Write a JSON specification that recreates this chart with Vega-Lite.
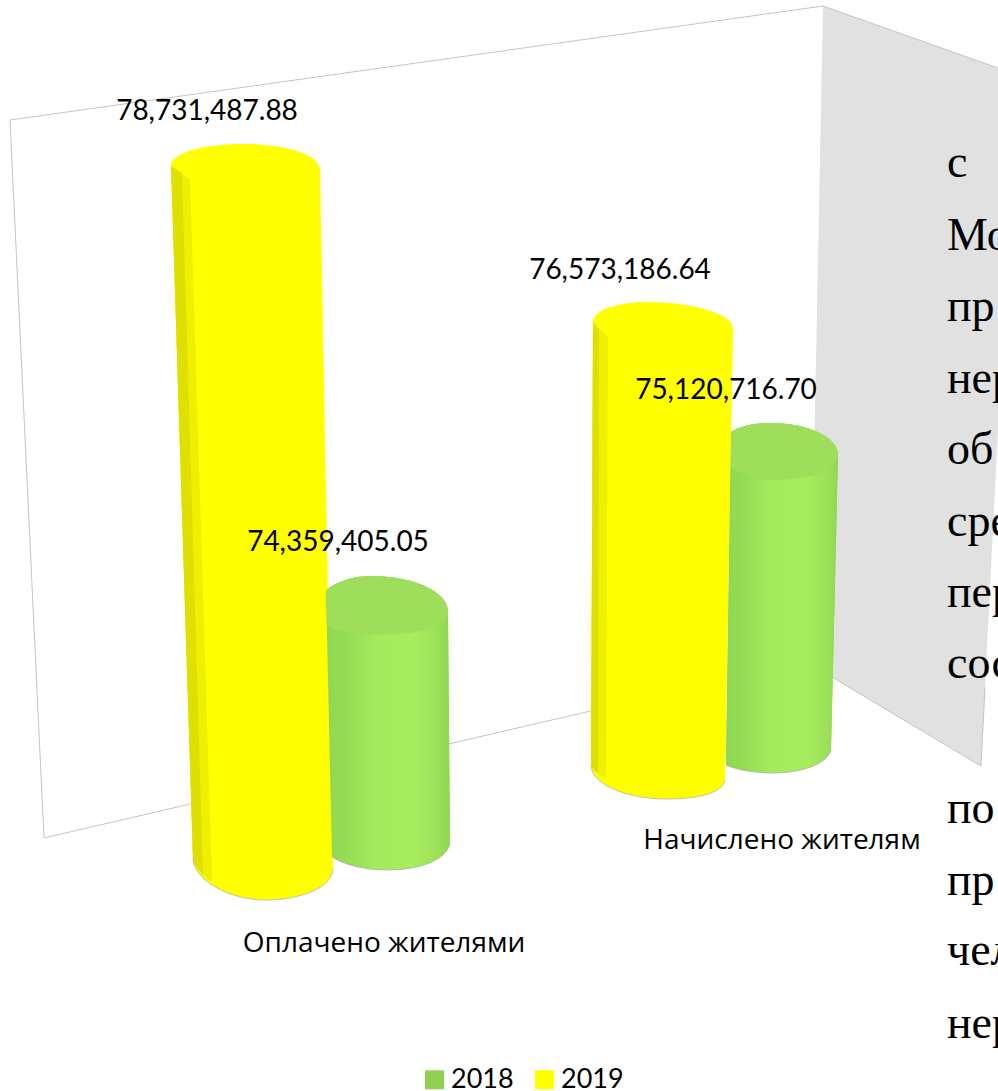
{
"$schema":"https://vega.github.io/schema/vega-lite/v6.json",
"width":998,"height":1091,"padding":0,"background":"white",
"autosize":{"type":"fit","contains":"padding"},
"config":{"view":{"stroke":null}},
"datasets":{
"main":[
{"category":"Оплачено жителями","year":2018,"key":"O2018","value":74359405.05},
{"category":"Оплачено жителями","year":2019,"key":"O2019","value":78731487.88},
{"category":"Начислено жителям","year":2018,"key":"N2018","value":75120716.70},
{"category":"Начислено жителям","year":2019,"key":"N2019","value":76573186.64}],
"page":[
{"line":1,"text":"с"},{"line":2,"text":"Мо"},{"line":3,"text":"пр"},{"line":4,"text":"нер"},{"line":5,"text":"об"},{"line":6,"text":"сре"},{"line":7,"text":"пер"},{"line":8,"text":"сос"},{"line":9,"text":"по"},{"line":10,"text":"пр"},{"line":11,"text":"чел"},{"line":12,"text":"нер"}]
},
"data":{"name":"main"},
"encoding":{
"x":{"field":"value","type":"quantitative","axis":null,"scale":{"domain":[74359405.05,75120716.70,76573186.64,78731487.88],"range":[388,782,663,245],"zero":false,"nice":false}},
"y":{"field":"value","type":"quantitative","axis":null,"scale":{"domain":[74359405.05,75120716.70,76573186.64,78731487.88],"range":[610,452,325,165],"zero":false,"nice":false}}
},
"layer":[
{"transform":[{"filter":"datum.key=='O2019'"}],
 "mark":{"type":"point","filled":true,"opacity":1,"size":4,"fill":"#e1e1e1","shape":"M578,-159 L753,-97 L753,265 L740,522 L736,601 L565,499 Z"}},
{"transform":[{"filter":"datum.key=='O2019'"}],
 "mark":{"type":"point","filled":false,"opacity":1,"size":4,"stroke":"#c4c4c4","strokeWidth":1,"shape":"M-201,673 L-235,-45 L578,-159 L753,-97 M-201,673 L565,495 M565,499 L736,601 L740,522"}},
{"mark":{"type":"point","filled":true,"opacity":1,"size":4},
 "encoding":{
  "fill":{"field":"year","type":"nominal","scale":{"domain":[2018,2019],"range":["#92d050","#ffff00"]},
    "legend":{"orient":"none","legendX":421,"legendY":1066,"direction":"horizontal","title":null,"symbolType":"square","symbolSize":361,"symbolStrokeWidth":0,"labelFont":"Lato","labelFontSize":27,"labelColor":"#000","labelOffset":3,"columnPadding":17,"padding":0}},
  "shape":{"field":"key","type":"nominal","legend":null,"scale":{"domain":["O2018","O2019","N2018","N2019"],"range":[
   "M-62,-20 C-48,-30 -33,-34 -16,-34 C22,-34 60,-20 60,2 L62,233 C59,250 32,260 -1,260 C-23,260 -43,255 -56,247 Z",
   "M-74,1 C-74,-13 -40,-21 0,-21 C40,-21 75,-11 75,5 L88,703 C88,723 55,735 20,735 C-15,735 -52,715 -52,693 Z",
   "M-51,-20 C-40,-27 -25,-29 -10,-29 C25,-29 56,-15 56,3 L49,298 C45,312 20,321 -9,321 C-27,321 -45,318 -56,313 Z",
   "M-70,-3 C-70,-15 -45,-23 -15,-23 C25,-23 70,-12 70,3 L62,455 C60,468 35,474 4,474 C-35,474 -72,460 -72,440 Z"]}}
 }},
{"transform":[{"filter":"datum.year==2018"}],
 "mark":{"type":"point","filled":true,"opacity":1,"size":4,"fill":{"gradient":"linear","x1":0,"x2":1,"y1":0,"y2":0,"stops":[{"offset":0,"color":"#8fd653"},{"offset":0.2,"color":"#98df57"},{"offset":0.4,"color":"#a5ea5c"},{"offset":0.7,"color":"#a7ed5d"},{"offset":0.87,"color":"#9ee359"},{"offset":1,"color":"#90d753"}]}},
 "encoding":{"shape":{"field":"key","type":"nominal","legend":null,"scale":{"domain":["O2018","N2018"],"range":[
   "M-62,-20 C-48,-30 -33,-34 -16,-34 C22,-34 60,-20 60,2 L62,233 C59,250 32,260 -1,260 C-23,260 -43,255 -56,247 Z",
   "M-51,-20 C-40,-27 -25,-29 -10,-29 C25,-29 56,-15 56,3 L49,298 C45,312 20,321 -9,321 C-27,321 -45,318 -56,313 Z"]}}}},
{"transform":[{"filter":"datum.year==2018"}],
 "mark":{"type":"point","filled":true,"opacity":1,"size":4,"fill":"#9ede5a"},
 "encoding":{"shape":{"field":"key","type":"nominal","legend":null,"scale":{"domain":["O2018","N2018"],"range":[
   "M-62,-20 C-48,-30 -33,-34 -16,-34 C22,-34 60,-20 60,2 C60,14 40,25 -15,25 C-32,25 -48,22 -61,15 Z",
   "M-51,-20 C-40,-27 -25,-29 -10,-29 C25,-29 56,-15 56,3 C56,15 35,28 -10,28 C-25,28 -40,22 -51,15 Z"]}}}},
{"transform":[{"filter":"datum.year==2019"}],
 "mark":{"type":"point","filled":true,"opacity":1,"size":4,"fill":"#efef00"},
 "encoding":{"shape":{"field":"key","type":"nominal","legend":null,"scale":{"domain":["O2019","N2019"],"range":[
   "M-74,1 Q-65,9 -55,14 L-33,717 Q-45,710 -52,695 Z",
   "M-70,-3 Q-62,6 -55,12 L-57,453 Q-70,448 -72,440 Z"]}}}},
{"transform":[{"filter":"datum.year==2019"}],
 "mark":{"type":"point","filled":true,"opacity":1,"size":4,"fill":"#e0e000"},
 "encoding":{"shape":{"field":"key","type":"nominal","legend":null,"scale":{"domain":["O2019","N2019"],"range":[
   "M-74,1 L-63,8 L-42,710 Q-49,703 -52,695 Z",
   "M-70,-3 L-64,5 L-65,448 Q-70,445 -72,440 Z"]}}}},
{"mark":{"type":"point","filled":false,"opacity":1,"size":4,"stroke":"#b4b4a8","strokeWidth":0.8},
 "encoding":{"shape":{"field":"key","type":"nominal","legend":null,"scale":{"domain":["O2018","O2019","N2018","N2019"],"range":[
   "M62,233 C59,250 32,260 -1,260 C-23,260 -43,255 -56,247",
   "M88,703 C88,723 55,735 20,735 C-15,735 -52,715 -52,693",
   "M49,298 C45,312 20,321 -9,321 C-27,321 -45,318 -56,313",
   "M62,455 C60,468 35,474 4,474 C-35,474 -72,460 -72,440"]}}}},
{"mark":{"type":"text","font":"Lato","fontSize":28,"color":"#000","align":"center","baseline":"alphabetic"},
 "encoding":{
  "text":{"field":"value","type":"quantitative","format":",.2f"},
  "x":{"field":"value","type":"quantitative","axis":null,"scale":{"domain":[74359405.05,75120716.70,76573186.64,78731487.88],"range":[338,726,620,207],"zero":false,"nice":false}},
  "y":{"field":"value","type":"quantitative","axis":null,"scale":{"domain":[74359405.05,75120716.70,76573186.64,78731487.88],"range":[551,399,279,120],"zero":false,"nice":false}}}},
{"transform":[{"filter":"datum.year==2018"}],
 "mark":{"type":"text","font":"Open Sans","fontSize":28,"color":"#000","align":"center","baseline":"alphabetic"},
 "encoding":{
  "text":{"field":"category","type":"nominal"},
  "x":{"field":"category","type":"ordinal","axis":null,"scale":{"type":"point","padding":0,"domain":["Оплачено жителями","Начислено жителям"],"range":[384,782]}},
  "y":{"field":"category","type":"ordinal","axis":null,"scale":{"type":"point","padding":0,"domain":["Оплачено жителями","Начислено жителям"],"range":[952,849]}}}},
{"data":{"name":"page"},
 "mark":{"type":"text","font":"Liberation Serif","fontSize":46,"color":"#000","align":"left","baseline":"alphabetic"},
 "encoding":{
  "text":{"field":"text","type":"nominal"},
  "x":{"field":"line","type":"quantitative","axis":null,"scale":{"domain":[1,12],"range":[947,947],"zero":false,"nice":false}},
  "y":{"field":"line","type":"quantitative","axis":null,"scale":{"domain":[1,2,3,4,5,6,7,8,9,10,11,12],"range":[177,250,321,393,464,536,607,678,823,895,965,1038],"zero":false,"nice":false}}}}
],
"resolve":{"scale":{"x":"independent","y":"independent","shape":"independent"}}
}
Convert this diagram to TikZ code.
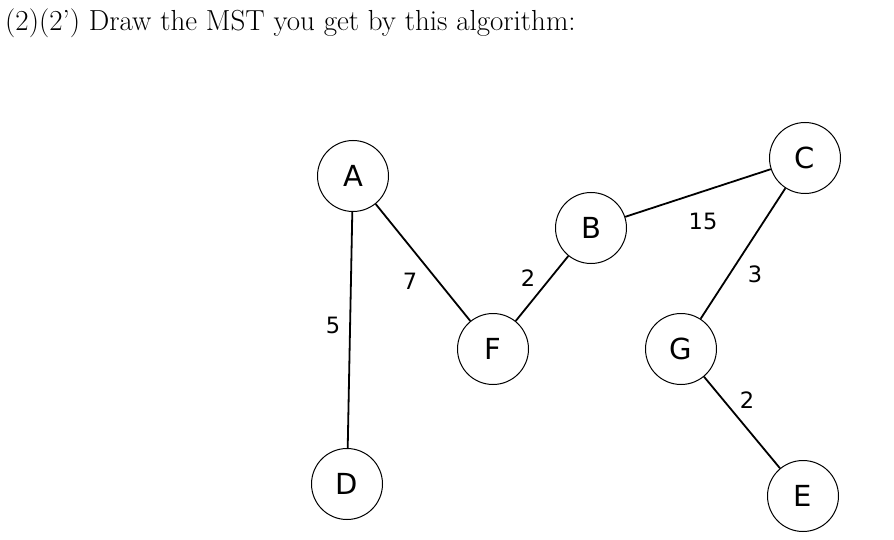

#### Requirements:
Identify every line where the string "this" appears.

#### Solution to the problem:
Write a JSON specification that recreates this chart with Vega-Lite.
Convert this diagram to TikZ code.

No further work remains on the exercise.